### What you need to do
Your output must consist solely of the lines from the "Reproduce this chart with Plotly." line through the "import plotly.graph_objects as go" line, exactly as written, without images.

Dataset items
"""

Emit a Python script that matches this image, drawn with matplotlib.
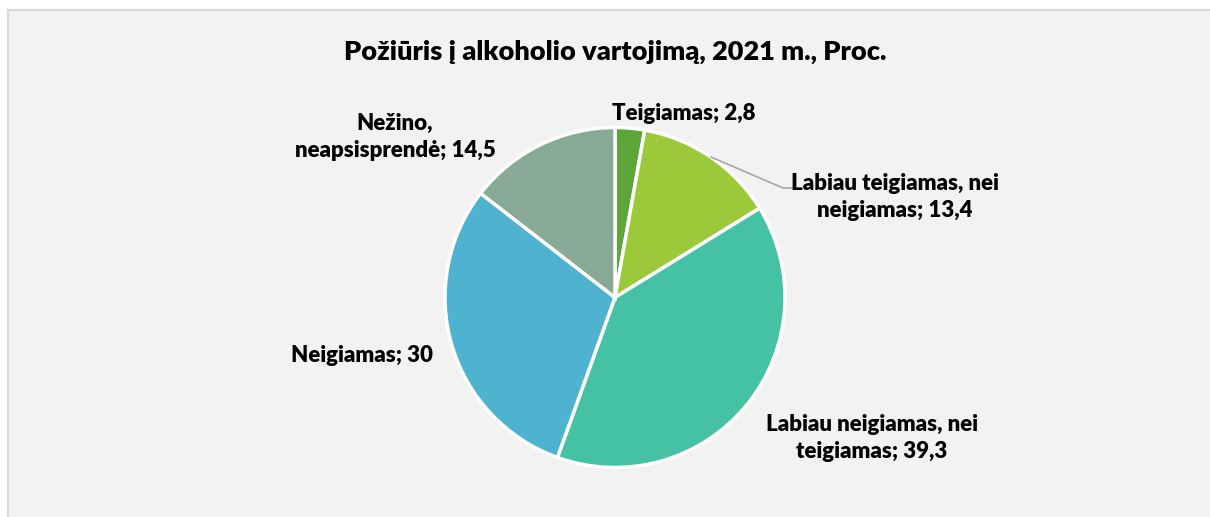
import matplotlib.pyplot as plt
from matplotlib.patches import Rectangle

labels = ["Teigiamas; 2,8", "Labiau teigiamas, nei\nneigiamas; 13,4",
          "Labiau neigiamas, nei\nteigiamas; 39,3", "Neigiamas; 30",
          "Nežino,\nneapsisprendė; 14,5"]
values = [2.8, 13.4, 39.3, 30, 14.5]
colors = ["#5ea53a", "#9bc93a", "#45c2a4", "#4fb3d0", "#87a996"]

W, H = 1210, 517
fig = plt.figure(figsize=(W / 100, H / 100), dpi=100)
fig.patch.set_facecolor("white")
ax = fig.add_axes([0, 0, 1, 1])

# chart area background
ax.add_patch(Rectangle((8, -5), W, H - 10 + 5, facecolor="#f2f2f2",
                       edgecolor="#d9d9d9", linewidth=1.5, zorder=0))

font = "Lato"
cx, cy, r = 615, H - 297.5, 170
ax.pie(values, colors=colors, startangle=90, counterclock=False,
       center=(cx, cy), radius=r, frame=True,
       wedgeprops=dict(edgecolor="white", linewidth=2.5))
ax.set_xlim(0, W)
ax.set_ylim(0, H)
ax.set_aspect("equal")
ax.axis("off")

ax.text(615, H - 52, "Požiūris į alkoholio vartojimą, 2021 m., Proc.",
        ha="center", va="center", fontsize=19.5, fontweight="heavy",
        family=font)

# label positions (pixel coords from top)
pos = [(684, 113), (895, 197), (872, 438), (362, 355), (395, 137)]
for lab, (x, y) in zip(labels, pos):
    ax.text(x, H - y, lab, ha="center", va="center", fontsize=16,
            fontweight="heavy", family=font, linespacing=1.32)

# leader line for the second slice
ax.plot([711, 783, 793], [H - 157, H - 188, H - 188], color="#a6a6a6",
        linewidth=1.2)

fig.savefig("out.png", dpi=100, facecolor=fig.get_facecolor())
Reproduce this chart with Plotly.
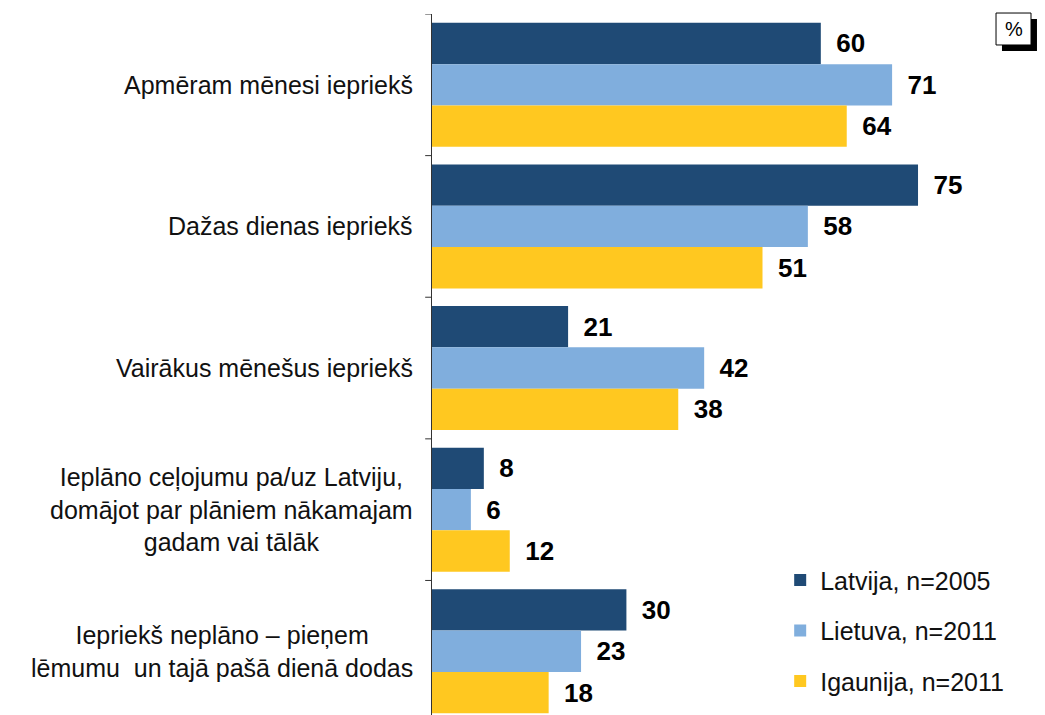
import plotly.graph_objects as go

categories = [
    "Apmēram mēnesi iepriekš",
    "Dažas dienas iepriekš",
    "Vairākus mēnešus iepriekš",
    "Ieplāno ceļojumu pa/uz Latviju,<br>domājot par plāniem nākamajam<br>gadam vai tālāk",
    "Iepriekš neplāno – pieņem<br>lēmumu  un tajā pašā dienā dodas",
]
latvija = [60, 75, 21, 8, 30]
lietuva = [71, 58, 42, 6, 23]
igaunija = [64, 51, 38, 12, 18]
series_names = ["Latvija, n=2005", "Lietuva, n=2011", "Igaunija, n=2011"]
colors = ["#1F4A75", "#80AEDD", "#FFC820"]

FONT = "Liberation Sans, Arial, sans-serif"

fig = go.Figure()
for name, vals, col in zip(series_names, [latvija, lietuva, igaunija], colors):
    fig.add_trace(go.Bar(
        y=list(range(len(categories))), x=vals, name=name, orientation="h",
        marker=dict(color=col, line=dict(width=0)),
        text=vals, texttemplate="\u00a0\u2009%{x}", textposition="outside",
        textfont=dict(family=FONT, size=26, color="black", weight="bold"),
        constraintext="none", cliponaxis=False, legendgroup=name,
    ))

# category labels, centred block right-aligned against the axis
for i, c in enumerate(categories):
    fig.add_annotation(text=c, x=-0.03, xref="paper", y=i, yref="y",
                       xanchor="right", yanchor="middle", align="center",
                       showarrow=False, font=dict(family=FONT, size=25, color="#111"))

# "%" box with shadow
fig.add_shape(type="rect", xref="paper", yref="paper", x0=1.0035, x1=1.0651, y0=0.9472, y1=0.9929,
              fillcolor="black", line=dict(width=0), layer="above")
fig.add_shape(type="rect", xref="paper", yref="paper", x0=0.993, x1=1.0546, y0=0.9558, y1=1.0014,
              fillcolor="white", line=dict(color="black", width=1), layer="above")
fig.add_annotation(text="%", x=1.0238, y=0.9786, xref="paper", yref="paper", showarrow=False,
                   xanchor="center", yanchor="middle",
                   font=dict(family=FONT, size=20, color="black"))

# page body adds 8px on top/left, so the figure is kept 8px smaller
fig.update_layout(
    width=1037, height=707,
    margin=dict(l=424, r=45, t=6, b=0),
    paper_bgcolor="white", plot_bgcolor="white",
    barmode="group", bargap=0.124, bargroupgap=0,
    font=dict(family=FONT, color="#111"),
    legend=dict(x=0.613, y=0.225, xanchor="left", yanchor="top",
                traceorder="grouped", tracegroupgap=15,
                font=dict(family=FONT, size=25, color="#111"),
                itemwidth=30, bgcolor="rgba(0,0,0,0)"),
    xaxis=dict(range=[0, 87.65], visible=False, showgrid=False),
    yaxis=dict(range=[4.45, -0.5], tickmode="array", tickvals=list(range(len(categories))),
               ticktext=[""] * len(categories), showgrid=False, zeroline=False,
               showline=True, linecolor="#333", linewidth=1, ticks=""),
)

# tick marks at group boundaries
for b in [i - 0.5 for i in range(len(categories) + 1)]:
    fig.add_shape(type="line", xref="paper", yref="y", x0=-0.012, x1=0, y0=b, y1=b,
                  line=dict(color="#333", width=1))

fig.write_html("out.html")
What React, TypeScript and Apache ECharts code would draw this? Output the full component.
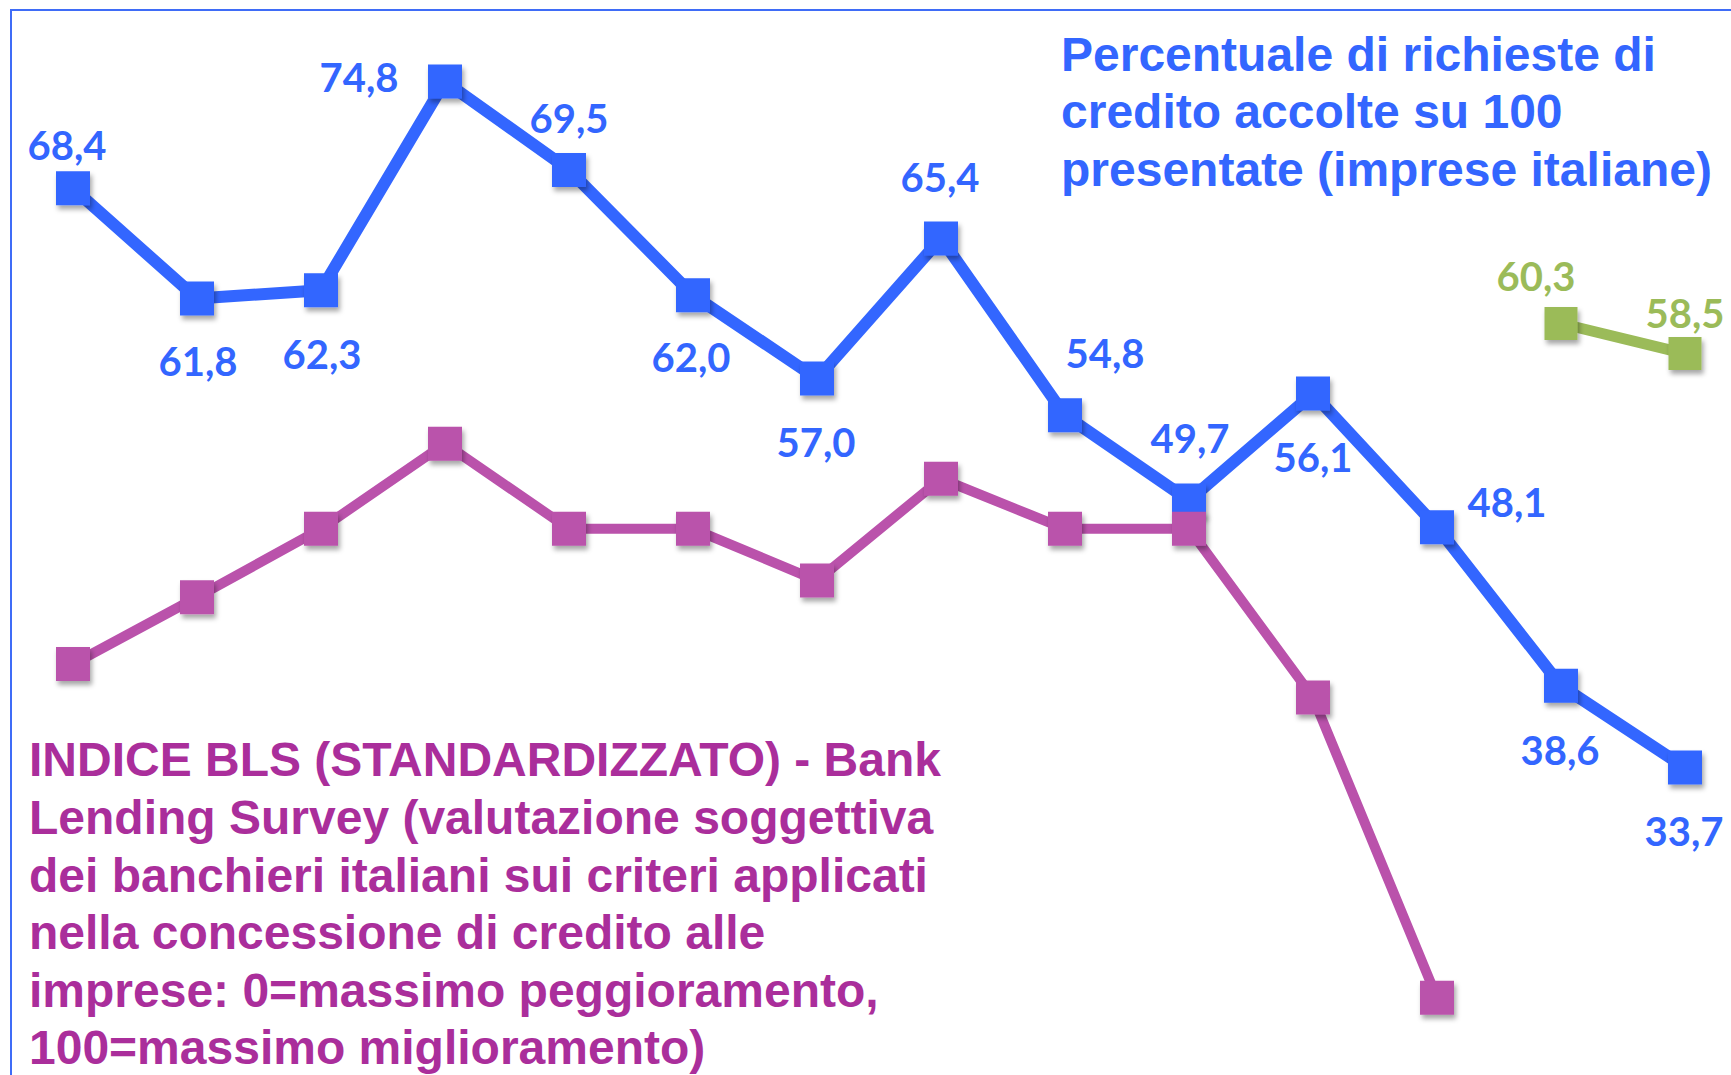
import React, { useEffect, useRef } from "react";
import * as echarts from "echarts";

// ---- data ----
const categories = ["1", "2", "3", "4", "5", "6", "7", "8", "9", "10", "11", "12", "13", "14"];
const richiesteAccolte = [68.4, 61.8, 62.3, 74.8, 69.5, 62.0, 57.0, 65.4, 54.8, 49.7, 56.1, 48.1, 38.6, 33.7];
const indiceBLS: (number | null)[] = [39.9, 43.9, 48.0, 53.1, 48.0, 48.0, 44.9, 51.0, 48.0, 48.0, 37.9, 19.9, null, null];
const nuovaSerie: (number | null)[] = [null, null, null, null, null, null, null, null, null, null, null, null, 60.3, 58.5];

const blueTitle = "Percentuale di richieste di\ncredito accolte su 100\npresentate (imprese italiane)";
const magentaTitle =
  "INDICE BLS (STANDARDIZZATO) - Bank\nLending Survey (valutazione soggettiva\ndei banchieri italiani sui criteri applicati\nnella concessione di credito alle\nimprese: 0=massimo peggioramento,\n100=massimo miglioramento)";

// label placement (style, relative to each marker centre)
const blueLabelOffsets: [number, number][] = [
  [-6, -43], [1, 63], [1, 64], [-86, -5], [0, -52], [-2, 62], [-1, 63],
  [-1, -61], [40, -62], [1, -62], [0, 63], [70, -25], [-1, 64], [-1, 64],
];
const greenLabelOffsets: [number, number][] = [[-25, -48], [0, -41]];

const BLUE = "#3366FF";
const MAGENTA = "#BA52AB";
const MAGENTA_TEXT = "#AA2E9B";
const GREEN = "#9BBB59";

const fmt = (v: number) => v.toFixed(1).replace(".", ",");

export default function App() {
  const ref = useRef<HTMLDivElement>(null);
  useEffect(() => {
    if (!ref.current) return;
    const chart = echarts.init(ref.current, undefined, { renderer: "svg" });
    const shadow = {
      shadowColor: "rgba(0,0,0,0.35)",
      shadowBlur: 5,
      shadowOffsetX: 2,
      shadowOffsetY: 4,
    };
    const labelFont = {
      fontFamily: "Lato, 'Open Sans', sans-serif",
      fontWeight: "bold" as const,
      fontSize: 40,
    };
    const blueData = richiesteAccolte.map((v, i) => ({
      value: v,
      label: { offset: blueLabelOffsets[i] },
    }));
    let g = 0;
    const greenData = nuovaSerie.map((v) => {
      if (v === null) return "-";
      const o = greenLabelOffsets[g++];
      return { value: v, label: { offset: o } };
    });
    const magentaData = indiceBLS.map((v) => (v === null ? "-" : v));

    chart.setOption({
      animation: false,
      backgroundColor: "#ffffff",
      grid: { left: 73, right: 46, top: 61.5, bottom: 45.5, containLabel: false },
      xAxis: {
        type: "category",
        data: categories,
        boundaryGap: false,
        show: false,
      },
      yAxis: {
        type: "value",
        min: 18,
        max: 76,
        show: false,
        splitLine: { show: false },
      },
      graphic: [
        {
          type: "rect",
          shape: { x: 11, y: 10, width: 1800, height: 1200 },
          style: { fill: "none", stroke: "#3F6CF7", lineWidth: 2 },
          silent: true,
          z: -10,
        },
        {
          type: "text",
          x: 1061,
          y: 25.5,
          style: {
            text: blueTitle,
            fill: BLUE,
            font: "bold 48px 'Liberation Sans', Arial, sans-serif",
            lineHeight: 57.5,
            verticalAlign: "top",
            align: "left",
          },
        },
        {
          type: "text",
          x: 29,
          y: 731,
          style: {
            text: magentaTitle,
            fill: MAGENTA_TEXT,
            font: "bold 48px 'Liberation Sans', Arial, sans-serif",
            lineHeight: 57.6,
            verticalAlign: "top",
            align: "left",
          },
        },
      ],
      series: [
        {
          name: "Percentuale di richieste di credito accolte",
          type: "line",
          data: blueData,
          symbol: "rect",
          symbolSize: 34,
          clip: false,
          lineStyle: { color: BLUE, width: 12 },
          itemStyle: { color: BLUE, ...shadow },
          label: {
            show: true,
            position: "inside",
            color: BLUE,
            ...labelFont,
            formatter: (p: any) => fmt(p.value),
          },
        },
        {
          name: "Indice BLS",
          type: "line",
          data: magentaData,
          symbol: "rect",
          symbolSize: 34,
          clip: false,
          lineStyle: { color: MAGENTA, width: 10 },
          itemStyle: { color: MAGENTA, ...shadow },
          label: { show: false },
        },
        {
          name: "Nuova serie",
          type: "line",
          data: greenData,
          symbol: "rect",
          symbolSize: 33,
          clip: false,
          lineStyle: { color: GREEN, width: 11 },
          itemStyle: { color: GREEN, ...shadow },
          label: {
            show: true,
            position: "inside",
            color: GREEN,
            ...labelFont,
            formatter: (p: any) => fmt(p.value),
          },
        },
      ],
    });
    return () => chart.dispose();
  }, []);
  return (
    <div
      ref={ref}
      style={{ position: "fixed", left: 0, top: 0, width: 1731, height: 1075, background: "#fff" }}
    />
  );
}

"""

### Reply
Reproduce this chart with Plotly.
import plotly.graph_objects as go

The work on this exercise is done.